Ignacio Echevarría
El futuro del reseñismo, venía a decir Baumgart, "depende, en definitiva, de si una nueva literatura es capaz de lograr nuevas formas y de continuar desempeñando su papel en una cultura de masas". Baumgart pretendía que esto último sólo sería posible en la medida en que dicha literatura se adapte a aquello que, en su célebre ensayo sobre La obra de arte en la época de su reproductibilidad técnica, de 1936, Walter Benjamin subrayaba como un síntoma saludable de las nuevas formas de consumo cultural: esa mezcla de disipación y de recogimiento, de "recepción en la dispersión", característica del público que antaño acudía a las salas de cine.
Para Baumgart, la literatura realmente nueva sería aquella susceptible de ser apreciada por un nuevo tipo de público que no hace ninguna distinción entre la actitud crítica y su propio deleite: una especie de "examinador distraído", conforme dice Benjamin que es el público formado al paso de las nuevas modalidades de arte. "Si realmente se llegara a este extremo -concluye Baumgart-, la tradición del enjuiciamiento artístico, todavía tan celebrado hoy en día, se aniquilaría por sí misma. Cualquier persona podría ser entonces un perito y el reseñita tan sólo sería ya una especie de delegado de este cuerpo general de peritos, ni más ni menos que como un simple disc-jockey".
A la altura de 1968, esta expectativa le parecía a Baumgart no sólo deseable, sino también necesaria, por mucho que la juzgasee todavía remota. Más de cuarenta años después, sigue resultando escandalosa e incluso preocupante para muchos, pero a cambio resulta mucho más próxima, yo casi diría inminente. Y lo es en la medida en que se ha confirmado y potenciado lo que, en el ensayo ya mencionado, Benjamin observara con su característica sagacidad: el radical trastocamiento de la tradicional jerarquía entre artista y espectador.

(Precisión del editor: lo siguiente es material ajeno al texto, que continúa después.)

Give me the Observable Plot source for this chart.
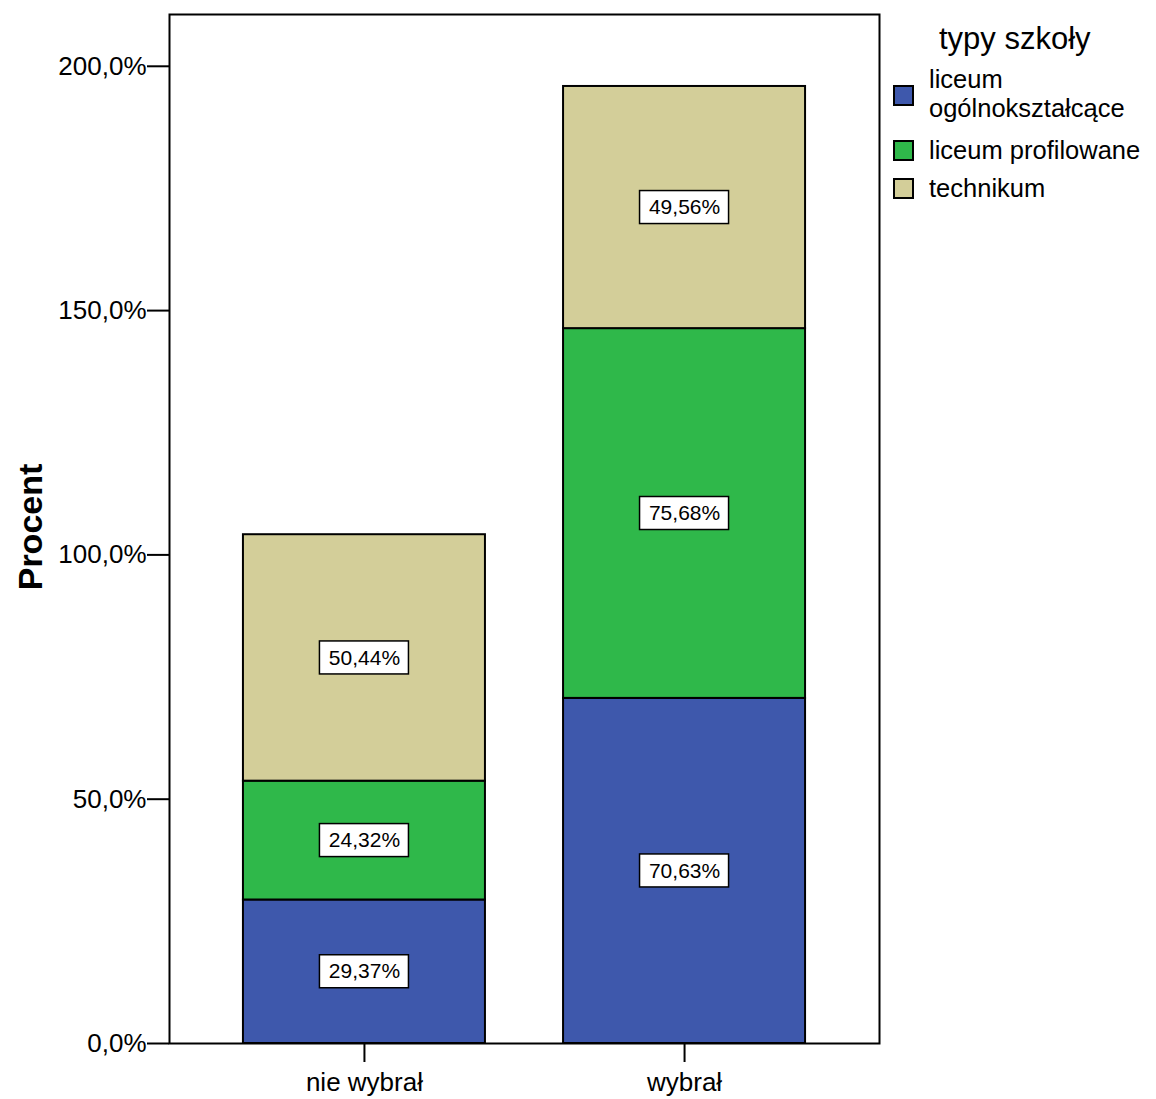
<!DOCTYPE html>
<html>
<head>
<meta charset="utf-8">
<script src="https://cdn.jsdelivr.net/npm/d3@7"></script>
<script src="https://cdn.jsdelivr.net/npm/@observablehq/plot@0.6"></script>
<style>
  html, body { margin: 0; padding: 0; background: #fff; }
  #wrap { position: relative; width: 1156px; height: 1099px; font-family: "Liberation Sans", Arial, sans-serif; }
  #legend { position: absolute; left: 0; top: 0; width: 1156px; height: 1099px; pointer-events: none; }
  #legend .title { position: absolute; left: 939px; top: 22px; font-size: 31px; line-height: 34px; color: #000; white-space: nowrap; }
  #legend .sw { position: absolute; left: 893px; width: 17px; height: 17px; border: 2px solid #000; }
  #legend .lab { position: absolute; left: 929px; font-size: 25.5px; height: 24px; line-height: 24px; white-space: nowrap; color: #000; }
</style>
</head>
<body>
<div id="wrap"><div id="legend"></div></div>
<script>
const categories = ["nie wybrał", "wybrał"];
const types = ["liceum ogólnokształcące", "liceum profilowane", "technikum"];
const legendLabels = [["liceum", "ogólnokształcące"], ["liceum profilowane"], ["technikum"]];
const colors = ["#3E58AC", "#2FB84A", "#D3CE99"];
const valuesNieWybral = [29.37, 24.32, 50.44];
const valuesWybral = [70.63, 75.68, 49.56];
const yTicks = [0, 50, 100, 150, 200];
const yTickLabels = ["0,0%", "50,0%", "100,0%", "150,0%", "200,0%"];

const seriesByCat = [valuesNieWybral, valuesWybral];
const rows = [];
categories.forEach((cat, ci) => {
  let acc = 0;
  types.forEach((t, ti) => {
    const v = seriesByCat[ci][ti];
    rows.push({cat, type: t, value: v, y1: acc, y2: acc + v, mid: acc + v / 2});
    acc += v;
  });
});
const fmt = v => v.toFixed(2).replace(".", ",") + "%";

const chart = Plot.plot({
  width: 1156,
  height: 1099,
  marginLeft: 169,
  marginRight: 277,
  marginTop: 14,
  marginBottom: 56,
  style: {fontFamily: '"Liberation Sans", Arial, sans-serif', background: "#fff", color: "#000"},
  x: {domain: categories, paddingInner: 0.244, paddingOuter: 0.231, round: false},
  y: {domain: [0, 210.6]},
  color: {domain: types, range: colors},
  marks: [
    Plot.barY(rows, {x: "cat", y1: "y1", y2: "y2", fill: "type", stroke: "#000", strokeWidth: 2}),
    Plot.barY(rows, {x: "cat", y1: "mid", y2: "mid", fill: "#fff", stroke: "#000", strokeWidth: 1.5,
      insetLeft: 76.5, insetRight: 76.5, insetTop: -16.5, insetBottom: -16.5}),
    Plot.text(rows, {x: "cat", y: "mid", text: d => fmt(d.value), fontSize: 21, fill: "#000"}),
    Plot.axisY({ticks: yTicks, tickFormat: d => yTickLabels[yTicks.indexOf(d)], tickSize: 22, tickPadding: 1,
      fontSize: 26, label: null, strokeWidth: 2, stroke: "#000", fill: "#000"}),
    Plot.axisX({tickSize: 19, tickPadding: 10, fontSize: 26, label: null, strokeWidth: 2, stroke: "#000", fill: "#000"}),
    Plot.frame({stroke: "#000", strokeWidth: 2}),
    Plot.text(["Procent"], {frameAnchor: "left", textAnchor: "middle", dx: -138, dy: -2, rotate: -90,
      fontWeight: "bold", fontSize: 34, fill: "#000"})
  ]
});
const wrap = document.getElementById("wrap");
wrap.insertBefore(chart, wrap.firstChild);

// legend
const legend = document.getElementById("legend");
const title = document.createElement("div");
title.className = "title";
title.textContent = "typy szkoły";
legend.appendChild(title);
const swatchTops = [85, 140, 178];
const labelTops = [[67, 96], [138], [176]];
types.forEach((t, i) => {
  const sw = document.createElement("div");
  sw.className = "sw";
  sw.style.top = swatchTops[i] + "px";
  sw.style.background = colors[i];
  legend.appendChild(sw);
  legendLabels[i].forEach((line, li) => {
    const lab = document.createElement("div");
    lab.className = "lab";
    lab.style.top = labelTops[i][li] + "px";
    lab.textContent = line;
    legend.appendChild(lab);
  });
});
</script>
</body>
</html>
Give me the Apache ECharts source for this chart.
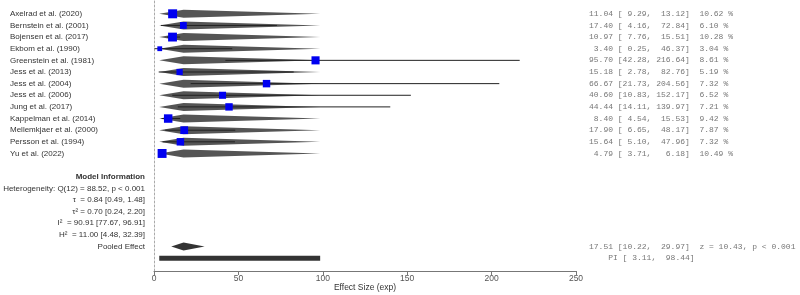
<!DOCTYPE html>
<html><head><meta charset="utf-8">
<script src="https://cdn.jsdelivr.net/npm/echarts@6/dist/echarts.min.js"></script>
<style>html,body{margin:0;padding:0;background:#fff}#c{width:800px;height:295px}</style>
</head><body><div id="c"></div>
<script>
const studies = ['Axelrad et al. (2020)','Bernstein et al. (2001)','Bojensen et al. (2017)','Ekbom et al. (1990)','Greenstein et al. (1981)','Jess et al. (2013)','Jess et al. (2004)','Jess et al. (2006)','Jung et al. (2017)','Kappelman et al. (2014)','Mellemkjaer et al. (2000)','Persson et al. (1994)','Yu et al. (2022)'];
const estimates = [11.04,17.40,10.97,3.40,95.70,15.18,66.67,40.60,44.44,8.40,17.90,15.64,4.79];
const ciLower = [9.29,4.16,7.76,0.25,42.28,2.78,21.73,10.83,14.11,4.54,6.65,5.10,3.71];
const ciUpper = [13.12,72.84,15.51,46.37,216.64,82.76,204.56,152.17,139.97,15.53,48.17,47.96,6.18];
const weights = [10.62,6.10,10.28,3.04,8.61,5.19,7.32,6.52,7.21,9.42,7.87,7.32,10.49];
const pooledEstimate = 17.51;
const pooledLower = 10.22;
const pooledUpper = 29.97;
const pooledTest = 'z = 10.43, p < 0.001';
const predLower = 3.11;
const predUpper = 98.44;
const modelInfoLines = ['Model Information','Heterogeneity: Q(12) = 88.52, p < 0.001','\u03c4  = 0.84 [0.49, 1.48]','\u03c4\u00b2 = 0.70 [0.24, 2.20]','I\u00b2  = 90.91 [77.67, 96.91]','H\u00b2  = 11.00 [4.48, 32.39]','Pooled Effect'];
const xTickMin = 0, xTickMax = 250, xTickStep = 50;
const axisTitle = 'Effect Size (exp)';

const modelStartRow = studies.length + 1;
const pooledRow = modelStartRow + modelInfoLines.length - 1;
const piRow = pooledRow + 1;

const f2 = v => v.toFixed(2);
const pad = (s, n) => (' '.repeat(Math.max(0, n - s.length))) + s;
const rightTexts = studies.map((s, i) =>
  pad(f2(estimates[i]), 5) + ' [' + pad(f2(ciLower[i]), 5) + ', ' + pad(f2(ciUpper[i]), 6) + ']  ' + f2(weights[i]) + ' %');
const pooledText = pad(f2(pooledEstimate), 5) + ' [' + pad(f2(pooledLower), 5) + ', ' + pad(f2(pooledUpper), 6) + ']  ' + pooledTest;
const piText = '    PI [' + pad(f2(predLower), 5) + ', ' + pad(f2(predUpper), 6) + ']';

const SANS = '"Liberation Sans", Arial, sans-serif';
const MONO = '"Liberation Mono", "DejaVu Sans Mono", monospace';
const chart = echarts.init(document.getElementById('c'), null, {renderer: 'canvas'});

const rows = studies.map((s, i) => i);

chart.setOption({
  animation: false,
  grid: {left: 154, right: 224, top: 1, bottom: 24, containLabel: false, outerBoundsMode: 'none'},
  xAxis: {
    type: 'value', min: xTickMin, max: xTickMax, interval: xTickStep, position: 'bottom',
    name: axisTitle, nameLocation: 'middle', nameGap: 17, nameMoveOverlap: false,
    nameTextStyle: {fontFamily: SANS, fontSize: 8.5, color: '#333', verticalAlign: 'middle'},
    axisLine: {show: true, onZero: false, lineStyle: {color: '#777', width: 1}},
    axisTick: {show: true, length: 4, lineStyle: {color: '#777'}},
    axisLabel: {fontFamily: SANS, fontSize: 8.5, color: '#555', margin: 3},
    splitLine: {show: false}
  },
  yAxis: {
    type: 'value', inverse: true, min: -1.1, max: piRow + 1.1,
    axisLine: {show: true, onZero: false, lineStyle: {color: '#aaa', width: 1, type: [2, 2]}},
    axisTick: {show: false}, axisLabel: {show: false}, splitLine: {show: false}
  },
  series: [
    {
      type: 'custom', clip: false, z: 1,
      data: rows.map(i => [predLower, pooledEstimate, predUpper, i]),
      renderItem: (p, api) => {
        const a = api.coord([api.value(0), api.value(3)]);
        const b = api.coord([api.value(1), api.value(3)]);
        const c = api.coord([api.value(2), api.value(3)]);
        const h = 4;
        return {type: 'polygon', shape: {points: [[a[0], a[1]], [b[0], b[1] - h], [c[0], c[1]], [b[0], b[1] + h]]},
          style: {fill: '#555'}};
      }
    },
    {
      type: 'custom', clip: false, z: 2,
      data: rows.map(i => [ciLower[i], ciUpper[i], i]),
      renderItem: (p, api) => {
        const a = api.coord([api.value(0), api.value(2)]);
        const b = api.coord([api.value(1), api.value(2)]);
        return {type: 'line', shape: {x1: a[0], y1: a[1], x2: b[0], y2: b[1]},
          style: {stroke: '#222', lineWidth: 1}};
      }
    },
    {
      type: 'scatter', z: 3, symbol: 'rect',
      data: rows.map(i => [estimates[i], i, weights[i]]),
      symbolSize: v => 2.76 * Math.sqrt(v[2]),
      itemStyle: {color: '#0000f0', opacity: 1}
    },
    {
      type: 'custom', clip: false, z: 3,
      data: [[pooledLower, pooledEstimate, pooledUpper, pooledRow]],
      renderItem: (p, api) => {
        const a = api.coord([api.value(0), api.value(3)]);
        const b = api.coord([api.value(1), api.value(3)]);
        const c = api.coord([api.value(2), api.value(3)]);
        const h = 4;
        return {type: 'polygon', shape: {points: [[a[0], a[1]], [b[0], b[1] - h], [c[0], c[1]], [b[0], b[1] + h]]},
          style: {fill: '#333'}};
      }
    },
    {
      type: 'custom', clip: false, z: 3,
      data: [[predLower, predUpper, piRow]],
      renderItem: (p, api) => {
        const a = api.coord([api.value(0), api.value(2)]);
        const b = api.coord([api.value(1), api.value(2)]);
        return {type: 'rect', shape: {x: a[0], y: a[1] - 2.5, width: b[0] - a[0], height: 5},
          style: {fill: '#333'}};
      }
    },
    {
      type: 'custom', clip: false, z: 5,
      data: rows.map(i => [0, i]),
      renderItem: (p, api) => {
        const c = api.coord([0, api.value(1)]);
        return {type: 'text', style: {text: studies[p.dataIndex], x: 10, y: c[1], verticalAlign: 'middle', align: 'left',
          font: '8px ' + SANS, fill: '#333'}};
      }
    },
    {
      type: 'custom', clip: false, z: 5,
      data: modelInfoLines.map((s, k) => [0, modelStartRow + k]),
      renderItem: (p, api) => {
        const c = api.coord([0, api.value(1)]);
        return {type: 'text', style: {text: modelInfoLines[p.dataIndex], x: 145, y: c[1], verticalAlign: 'middle', align: 'right',
          font: (p.dataIndex === 0 ? 'bold ' : '') + '8px ' + SANS, fill: '#333'}};
      }
    },
    {
      type: 'custom', clip: false, z: 5,
      data: rows.map(i => [0, i]).concat([[0, pooledRow], [0, piRow]]),
      renderItem: (p, api) => {
        const c = api.coord([0, api.value(1)]);
        const all = rightTexts.concat([pooledText, piText]);
        return {type: 'text', style: {text: all[p.dataIndex], x: 589, y: c[1], verticalAlign: 'middle', align: 'left',
          font: '8px ' + MONO, fill: '#777'}};
      }
    }
  ]
});
</script></body></html>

Benjamin recurría a "la situación histórica de la literatura actual" (y corrían los años treinta, recuerden) para ilustrar la dirección de este fenómeno. Durante siglos, escribía, "las cosas estaban así en la literatura: a un escaso número de escritores se enfrentaba un número de lectores cada vez mayor. Pero a fines del siglo pasado [el XIX] se introdujo un cambio. Con la creciente expansión de la prensa, que proporcionaba al público lector nuevos órganos políticos, religiosos, científicos, profesionales y locales, una parte cada vez mayor de esos lectores pasó, por de pronto ocasionalmente, el lado de los que escriben. La cosa empezó al abrirles su buzón la prensa diaria; hoy ocurre que apenas hay un europeo en curso de trabajo que no haya encontrado alguna vez ocasión de publicar una experiencia laboral, una queja, un reportaje o algo parecido. La distinción entre autor y público está por tanto a punto de perder su carácter sistemático. Se convierte en funcional y discurre de distintas maneras en distintas circunstancias. El lector está siempre dispuesto a pasar a ser un escritor. En cuanto perito, alcanza acceso al estado de autor".
Quien acierte a proyectar este impecable diagnóstico sobre la nueva era de Internet, estará en condiciones de anticipar los derroteros de mi próxima columna.